- **Challenge**: Everything from the first line of the data below through the line that contains "2025-2034 (USD Billion)</text>" should be written out exactly, please, and nothing more; the pictures stay out.

++++ Source data ++++

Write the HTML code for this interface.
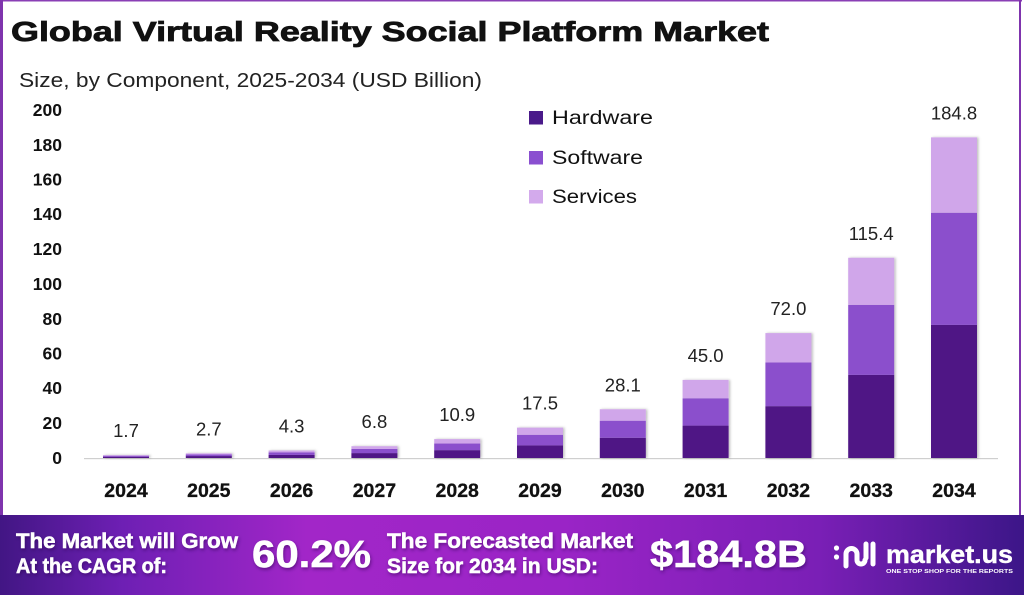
<!DOCTYPE html>
<html><head><meta charset="utf-8"><style>
html,body{margin:0;padding:0;background:#fff;}
svg{display:block;}
text{font-family:"Liberation Sans",sans-serif;}
</style></head><body>
<svg width="1024" height="595" viewBox="0 0 1024 595" xmlns="http://www.w3.org/2000/svg">
<defs>
<linearGradient id="ban" x1="0" y1="0" x2="1" y2="0">
<stop offset="0" stop-color="#421684"/>
<stop offset="0.12" stop-color="#6e1fb4"/>
<stop offset="0.3" stop-color="#a226c8"/>
<stop offset="0.55" stop-color="#9a24c6"/>
<stop offset="0.8" stop-color="#7a1fb6"/>
<stop offset="1" stop-color="#3c1688"/>
</linearGradient>
<filter id="sh" x="-20%" y="-20%" width="140%" height="140%"><feDropShadow dx="1.5" dy="0" stdDeviation="1.2" flood-color="#000" flood-opacity="0.25"/></filter>
<filter id="ts" x="-10%" y="-20%" width="120%" height="150%"><feDropShadow dx="1" dy="2" stdDeviation="1.5" flood-color="#2a0050" flood-opacity="0.5"/></filter>
</defs>
<rect x="0" y="0" width="1024" height="595" fill="#fff"/>
<!-- borders -->
<rect x="0" y="0" width="1022" height="1.5" fill="#8a3fb5"/>
<rect x="0" y="0" width="3" height="515" fill="#7f34ad"/>
<rect x="1019" y="0" width="2" height="515" fill="#7f34ad"/>

<!-- title -->
<text x="11" y="41" font-size="28" font-weight="bold" fill="#111" stroke="#111" stroke-width="0.8" textLength="758" lengthAdjust="spacingAndGlyphs">Global Virtual Reality Social Platform Market</text>
<text x="19" y="87" font-size="20.5" fill="#222" textLength="463" lengthAdjust="spacingAndGlyphs">Size, by Component, 2025-2034 (USD Billion)</text>

<!-- y axis labels -->
<g font-size="17.5" font-weight="bold" fill="#111" text-anchor="end">
<text x="62" y="116">200</text>
<text x="62" y="151">180</text>
<text x="62" y="185.5">160</text>
<text x="62" y="220">140</text>
<text x="62" y="255">120</text>
<text x="62" y="290">100</text>
<text x="62" y="325">80</text>
<text x="62" y="359.5">60</text>
<text x="62" y="394">40</text>
<text x="62" y="429">20</text>
<text x="62" y="464">0</text>
</g>

<!-- baseline -->
<rect x="84" y="458" width="914" height="1.2" fill="#cfcfcf"/>

<!-- bars -->
<g filter="url(#sh)">
<rect x="103" y="456.78" width="46" height="1.22" fill="#4f1585"/><rect x="103" y="455.75" width="46" height="1.03" fill="#8b50cc"/><rect x="103" y="455.05" width="46" height="0.7" fill="#d0a6ea"/>
<rect x="185.8" y="456.06" width="46" height="1.94" fill="#4f1585"/><rect x="185.8" y="454.42" width="46" height="1.64" fill="#8b50cc"/><rect x="185.8" y="453.32" width="46" height="1.1" fill="#d0a6ea"/>
<rect x="268.6" y="454.9" width="46" height="3.1" fill="#4f1585"/><rect x="268.6" y="452.29" width="46" height="2.61" fill="#8b50cc"/><rect x="268.6" y="450.54" width="46" height="1.75" fill="#d0a6ea"/>
<rect x="351.4" y="453.1" width="46" height="4.9" fill="#4f1585"/><rect x="351.4" y="448.97" width="46" height="4.13" fill="#8b50cc"/><rect x="351.4" y="446.2" width="46" height="2.77" fill="#d0a6ea"/>
<rect x="434.2" y="450.15" width="46" height="7.85" fill="#4f1585"/><rect x="434.2" y="443.53" width="46" height="6.62" fill="#8b50cc"/><rect x="434.2" y="439.09" width="46" height="4.44" fill="#d0a6ea"/>
<rect x="517" y="445.4" width="46" height="12.6" fill="#4f1585"/><rect x="517" y="434.77" width="46" height="10.63" fill="#8b50cc"/><rect x="517" y="427.64" width="46" height="7.13" fill="#d0a6ea"/>
<rect x="599.8" y="437.77" width="46" height="20.23" fill="#4f1585"/><rect x="599.8" y="420.71" width="46" height="17.06" fill="#8b50cc"/><rect x="599.8" y="409.25" width="46" height="11.46" fill="#d0a6ea"/>
<rect x="682.6" y="425.6" width="46" height="32.4" fill="#4f1585"/><rect x="682.6" y="398.27" width="46" height="27.33" fill="#8b50cc"/><rect x="682.6" y="379.92" width="46" height="18.35" fill="#d0a6ea"/>
<rect x="765.4" y="406.16" width="46" height="51.84" fill="#4f1585"/><rect x="765.4" y="362.44" width="46" height="43.72" fill="#8b50cc"/><rect x="765.4" y="333.08" width="46" height="29.36" fill="#d0a6ea"/>
<rect x="848.2" y="374.91" width="46" height="83.09" fill="#4f1585"/><rect x="848.2" y="304.83" width="46" height="70.08" fill="#8b50cc"/><rect x="848.2" y="257.78" width="46" height="47.05" fill="#d0a6ea"/>
<rect x="931" y="324.94" width="46" height="133.06" fill="#4f1585"/><rect x="931" y="212.72" width="46" height="112.22" fill="#8b50cc"/><rect x="931" y="137.37" width="46" height="75.35" fill="#d0a6ea"/>
</g>

<!-- value labels -->
<g font-size="18.5" fill="#222" text-anchor="middle">
<text x="126" y="437">1.7</text>
<text x="208.8" y="435.3">2.7</text>
<text x="291.6" y="432.5">4.3</text>
<text x="374.4" y="428.2">6.8</text>
<text x="457.2" y="421.1">10.9</text>
<text x="540" y="409.6">17.5</text>
<text x="622.8" y="391.3">28.1</text>
<text x="705.6" y="361.9">45.0</text>
<text x="788.4" y="315.1">72.0</text>
<text x="871.2" y="239.8">115.4</text>
<text x="954" y="119.4">184.8</text>
</g>

<!-- year labels -->
<g font-size="19.5" font-weight="bold" fill="#111" stroke="#111" stroke-width="0.3" text-anchor="middle">
<text x="126" y="497">2024</text>
<text x="208.8" y="497">2025</text>
<text x="291.6" y="497">2026</text>
<text x="374.4" y="497">2027</text>
<text x="457.2" y="497">2028</text>
<text x="540" y="497">2029</text>
<text x="622.8" y="497">2030</text>
<text x="705.6" y="497">2031</text>
<text x="788.4" y="497">2032</text>
<text x="871.2" y="497">2033</text>
<text x="954" y="497">2034</text>
</g>

<!-- legend -->
<rect x="529" y="111" width="14" height="13.5" fill="#4a1a8a"/>
<rect x="529" y="151" width="14" height="13.5" fill="#8a4fd0"/>
<rect x="529" y="190" width="14" height="13.5" fill="#d3aaec"/>
<g font-size="19" fill="#111">
<text x="552" y="124" textLength="101" lengthAdjust="spacingAndGlyphs">Hardware</text>
<text x="552" y="164" textLength="91" lengthAdjust="spacingAndGlyphs">Software</text>
<text x="552" y="203" textLength="85" lengthAdjust="spacingAndGlyphs">Services</text>
</g>

<!-- banner -->
<rect x="0" y="515" width="1024" height="80" fill="url(#ban)"/>
<g fill="#fff" stroke="#fff" stroke-width="0.5" font-weight="bold" filter="url(#ts)">
<text x="16" y="548" font-size="21" textLength="222" lengthAdjust="spacingAndGlyphs">The Market will Grow</text>
<text x="16" y="573" font-size="21" textLength="151" lengthAdjust="spacingAndGlyphs">At the CAGR of:</text>
<text x="252" y="567" font-size="38" textLength="119" lengthAdjust="spacingAndGlyphs">60.2%</text>
<text x="387" y="548" font-size="21" textLength="246" lengthAdjust="spacingAndGlyphs">The Forecasted Market</text>
<text x="387" y="573" font-size="21" textLength="211" lengthAdjust="spacingAndGlyphs">Size for 2034 in USD:</text>
<text x="650" y="567" font-size="38" textLength="157" lengthAdjust="spacingAndGlyphs">$184.8B</text>
</g>
<!-- logo -->
<g fill="none" stroke="#fff" stroke-linecap="round" stroke-width="5">
<path d="M846 566 V554 a5.5 5.5 0 0 1 11 0 V560 a4 4 0 0 0 8 0"/>
<path d="M866 544 V558"/>
<path d="M873 544 V564"/>
</g>
<circle cx="836.5" cy="548" r="2.6" fill="#fff"/>
<circle cx="836.5" cy="557" r="2.6" fill="#fff"/>
<text x="886" y="563" font-size="25" font-weight="bold" fill="#fff" stroke="#fff" stroke-width="0.4" textLength="127" lengthAdjust="spacingAndGlyphs">market.us</text>
<text x="886" y="573" font-size="5.5" font-weight="bold" fill="#fff" textLength="127" lengthAdjust="spacingAndGlyphs">ONE STOP SHOP FOR THE REPORTS</text>
</svg>
</body></html>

++++

- **Response**:
Write the HTML code for this interface.
<!DOCTYPE html>
<html><head><meta charset="utf-8"><style>
html,body{margin:0;padding:0;background:#fff;}
svg{display:block;}
text{font-family:"Liberation Sans",sans-serif;}
</style></head><body>
<svg width="1024" height="595" viewBox="0 0 1024 595" xmlns="http://www.w3.org/2000/svg">
<defs>
<linearGradient id="ban" x1="0" y1="0" x2="1" y2="0">
<stop offset="0" stop-color="#421684"/>
<stop offset="0.12" stop-color="#6e1fb4"/>
<stop offset="0.3" stop-color="#a226c8"/>
<stop offset="0.55" stop-color="#9a24c6"/>
<stop offset="0.8" stop-color="#7a1fb6"/>
<stop offset="1" stop-color="#3c1688"/>
</linearGradient>
<filter id="sh" x="-20%" y="-20%" width="140%" height="140%"><feDropShadow dx="1.5" dy="0" stdDeviation="1.2" flood-color="#000" flood-opacity="0.25"/></filter>
<filter id="ts" x="-10%" y="-20%" width="120%" height="150%"><feDropShadow dx="1" dy="2" stdDeviation="1.5" flood-color="#2a0050" flood-opacity="0.5"/></filter>
</defs>
<rect x="0" y="0" width="1024" height="595" fill="#fff"/>
<!-- borders -->
<rect x="0" y="0" width="1022" height="1.5" fill="#8a3fb5"/>
<rect x="0" y="0" width="3" height="515" fill="#7f34ad"/>
<rect x="1019" y="0" width="2" height="515" fill="#7f34ad"/>

<!-- title -->
<text x="11" y="41" font-size="28" font-weight="bold" fill="#111" stroke="#111" stroke-width="0.8" textLength="758" lengthAdjust="spacingAndGlyphs">Global Virtual Reality Social Platform Market</text>
<text x="19" y="87" font-size="20.5" fill="#222" textLength="463" lengthAdjust="spacingAndGlyphs">Size, by Component, 2025-2034 (USD Billion)</text>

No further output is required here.